Treat others the way you want to be treated.
This is the line that we have all heard throughout the years from our parents, ministers, teachers and other well-meaning adults attempting to mold us into considerate human beings. In fact, I have used this line on my own daughters time and time again (usually following a hair-pulling fiasco over the toy one sister possesses and the other sister desires). Although seemingly appropriate, this particular over-used line leads many of us down a not-so-peachy path.
STOP treating others the way you want to be treated.
Treat others the way THEY want to be treated! While you’re at it, teach others how YOU want to be treated at the same time.
So often we get stuck in this cycle of making assumptions of how others want to be treated by us. Because of this, many of our well meaning intentions not only are severely underappreciated, oftentimes they are counterproductive to the relationship and in fact, may diminish the closeness between you and the person you are attempting to connect with.
Here’s a perfect example- My husband LOVES physical touch…I mean, what man doesn’t, right? But seriously though, physical touch is completely his love language. It’s so important to him, it’s a need like drinking water. I, on the other hand, appreciate and love acts of service.
When I come home to a picked up living room and clean dishes after a long day of work, it feels like a breath of fresh air when walking into our home. I immediately feel a weight has been lifted and I can begin the evening motherly duties without the household chores hanging over my head all night. Because I appreciate these acts so much, I assume that when my husband is working late and has to come home to a messy home, this will not allow us to be close. Therefore in going with the “treat others as you want to be treated” scenario, I will bust my butt all evening to make the house spotless for when he walks in the door. This usually leaves me sweaty, stinky, yet satisfied that I have completed my “wifely duties” for the night. He on the other hand is searching for a kiss when he walks in the door and instead I am elbow-deep in Lysol and the last thing on my mind is snuggling up or running off to the bedroom to sneak in a moment while the kids are having dinner. He is left feeling that I value the household more than those who are in it and am willing to exhaust myself to the point that absolutely no additional physical efforts will be made the rest of the evening. I go to bed feeling like an accomplished good wife, he goes to bed feeling rejected and unwanted.

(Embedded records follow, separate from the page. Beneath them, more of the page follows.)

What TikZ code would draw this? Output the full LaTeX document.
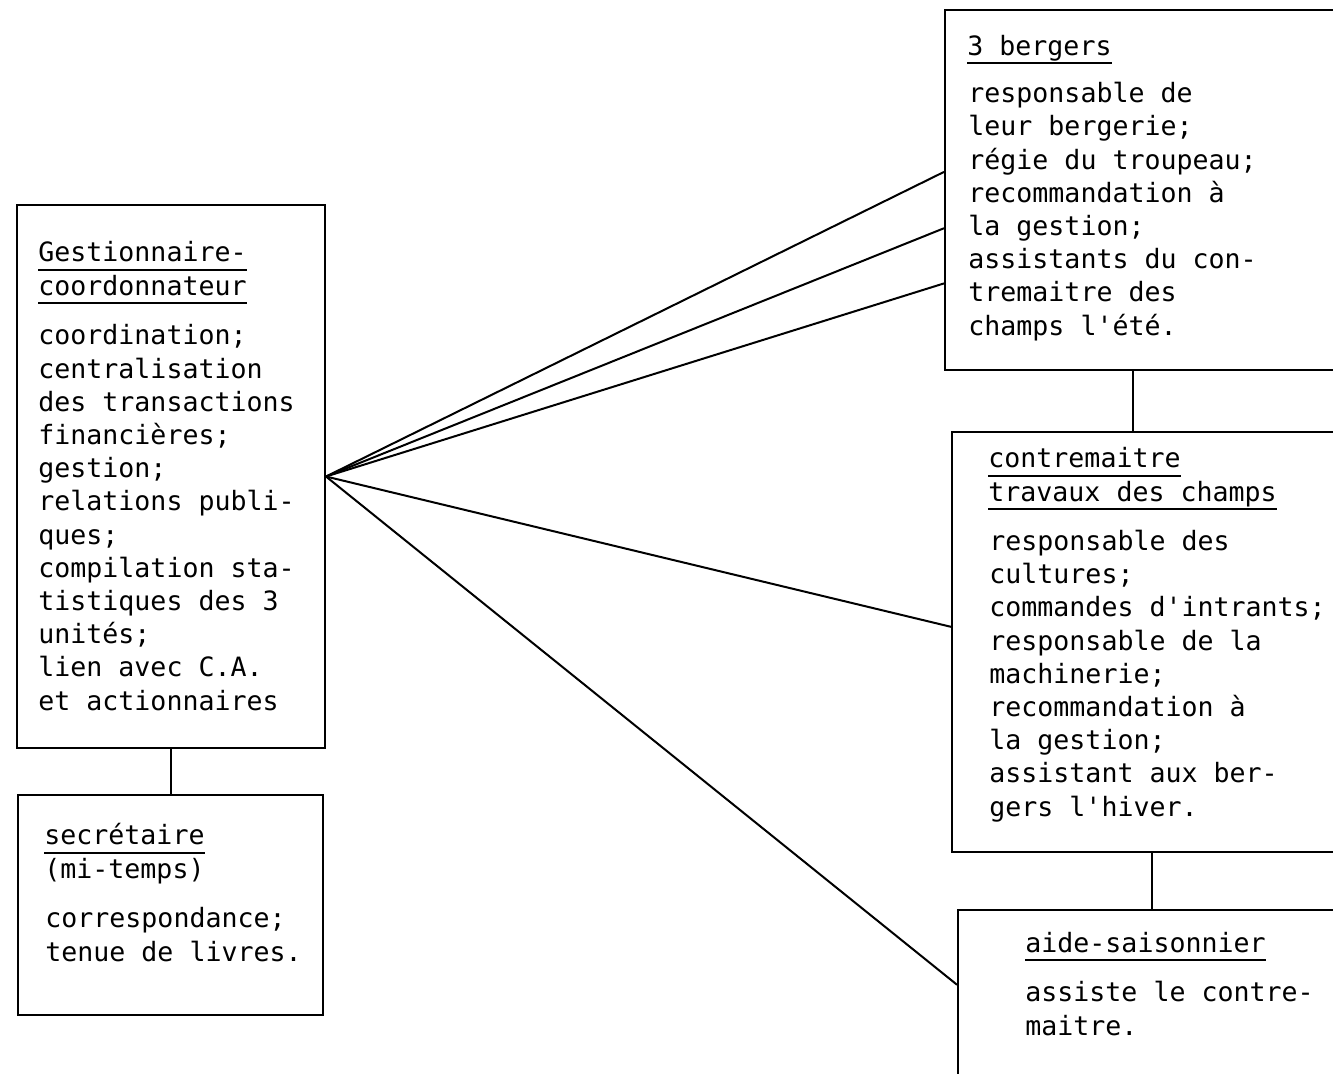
\documentclass[tikz,border=0pt]{standalone}
\usepackage{fontspec}
\setmonofont{DejaVu Sans Mono}
\usetikzlibrary{fit,calc}
\newsavebox\ulbox
\newcommand\myul[1]{\sbox\ulbox{#1}\rlap{\rule[-4.4pt]{\wd\ulbox}{1pt}}\usebox\ulbox}
\begin{document}
\begin{tikzpicture}[x=0.5pt,y=-0.5pt,
  box/.style={draw, line width=1pt, inner sep=0pt},
  txt/.style={anchor=base west, inner sep=0pt, align=left,
    font=\ttfamily\fontsize{13.3pt}{16.6pt}\selectfont},
  link/.style={line width=1pt}]
\useasboundingbox (0,0) rectangle (1333,1073);
\clip (0,0) rectangle (1333,1073);
\fill[white] (0,0) rectangle (1333,1073);

% boxes
\node[box, fit={(17,205) (325,748)}] (gest) {};
\node[box, fit={(18,795) (323,1015)}] (sec) {};
\node[box, fit={(945,10) (1360,370)}] (berg) {};
\node[box, fit={(952,432) (1360,852)}] (cont) {};
\node[box, fit={(958,910) (1360,1095)}] (aide) {};

% texts (anchored at the baseline of their last line)
\node[txt] (gesth) at (38,295) {\myul{Gestionnaire-}\\\myul{coordonnateur}};
\node[txt] (gestb) at (38,710) {coordination;\\centralisation\\des transactions\\financières;\\gestion;\\relations publi-\\ques;\\compilation sta-\\tistiques des 3\\unités;\\lien avec C.A.\\et actionnaires};
\node[txt] (sech) at (44,878) {\myul{secrétaire}\\(mi-temps)};
\node[txt] (secb) at (45,961) {correspondance;\\tenue de livres.};
\node[txt] (bergh) at (967,55) {\myul{3 bergers}};
\node[txt] (bergb) at (968,335) {responsable de\\leur bergerie;\\régie du troupeau;\\recommandation à\\la gestion;\\assistants du con-\\tremaitre des\\champs l'été.};
\node[txt] (conth) at (988,501) {\myul{contremaitre}\\\myul{travaux des champs}};
\node[txt] (contb) at (989,816) {responsable des\\cultures;\\commandes d'intrants;\\responsable de la\\machinerie;\\recommandation à\\la gestion;\\assistant aux ber-\\gers l'hiver.};
\node[txt] (aideh) at (1025,952) {\myul{aide-saisonnier}};
\node[txt] (aideb) at (1025,1035) {assiste le contre-\\maitre.};

% vertical links
\coordinate (c1) at (1133,0);
\coordinate (c2) at (1152,0);
\draw[link] (gest.south) -- (gest.south |- sec.north);
\draw[link] (berg.south -| c1) -- (cont.north -| c1);
\draw[link] (cont.south -| c2) -- (aide.north -| c2);

% fan
\coordinate (fan) at (gest.east);
\draw[link] (fan) -- ($(berg.north west)!0.45!(berg.south west)$);
\draw[link] (fan) -- ($(berg.north west)!0.6056!(berg.south west)$);
\draw[link] (fan) -- ($(berg.north west)!0.758!(berg.south west)$);
\draw[link] (fan) -- ($(cont.north west)!0.464!(cont.south west)$);
\draw[link] (fan) -- ($(aide.north west)!0.405!(aide.south west)$);
\end{tikzpicture}
\end{document}
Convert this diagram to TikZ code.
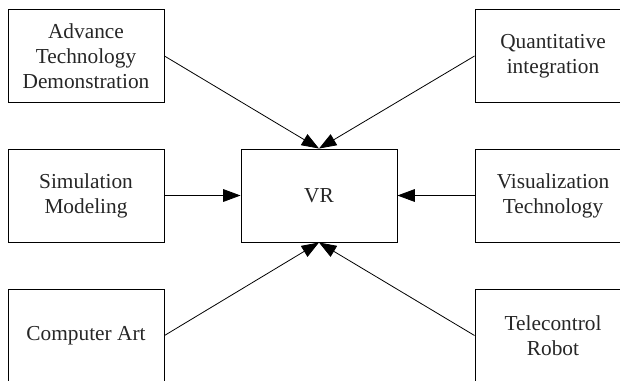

He too has made this same mistake many times. On days when I have about had my fill of the nighttime routine or the responsibilities of my work day, he thinks that a tight hug and a forced snuggle on the couch will be the antidote to all my woes. Although for a brief moment it may be nice, all I can think about at the time is the minutes slipping away and how much I could be getting done instead of sitting on the couch. After all, doesn’t he even SEE the mess this house is in?!? How selfish of him to want to sit on the couch when there is so much to do! How dare he think that I am the kind of mother who’d snuggle on the couch before making her children dinner? How lazy does he think I am? (see where I’m going with this?)
The point is that instead of treating others the way WE want to be treated, we need to treat others the way THEY want to be treated. It is absolutely vital to ensure we remain close with those that are around us the most. If I came home to a picked up house and clean dishes, I would feel at liberty to snuggle on the couch for a few minutes, even before making dinner for the kids. I would feel like he gets me and he would know I desire to be close to him. We’d both be getting what we want.
It is our responsibility to inform our partners of how we want to be treated, because let’s be real, no one is a mind reader! If you are feeling like your partner doesn’t get you or that they are constantly only seeking out their own agenda, I encourage you to ask yourself when was the last time that you told them what you want? I was once told that if we each approach our partners with the question “how can I help YOU today to give ME what I want?” that we’d all be much better off in our marriages…and I couldn’t agree more.
It’s tough. Marriage it tough. Parenthood is tough. Life is tough. The battle is much easier won with strong communication, a clear picture of our needs and our willingness to demand that those needs be met, all the while meeting the needs of our partner.
So much this! I have heard it said that you don’t need to know what it’s like to walk a mile in another person’s shoes, but with another person’s feet. We all have our own needs and it’s our responsibility both to ourselves and those we are close to, to know what our needs are and communicate them respectfully to others …. and listen openly, and with trust, when they try to express their own. If we help our children to understand this, we can hope that they will go into relationships with a few more skills than previous generations have had.
Hello Kath! You are SO right! I love that line about walking with “another person’s feet”, it is so true. I think your point about listening openly to the needs of others is so spot on. As we work to get better at expressing our needs, we must be willing to hear their’s as well. I am so glad this post resonated with you!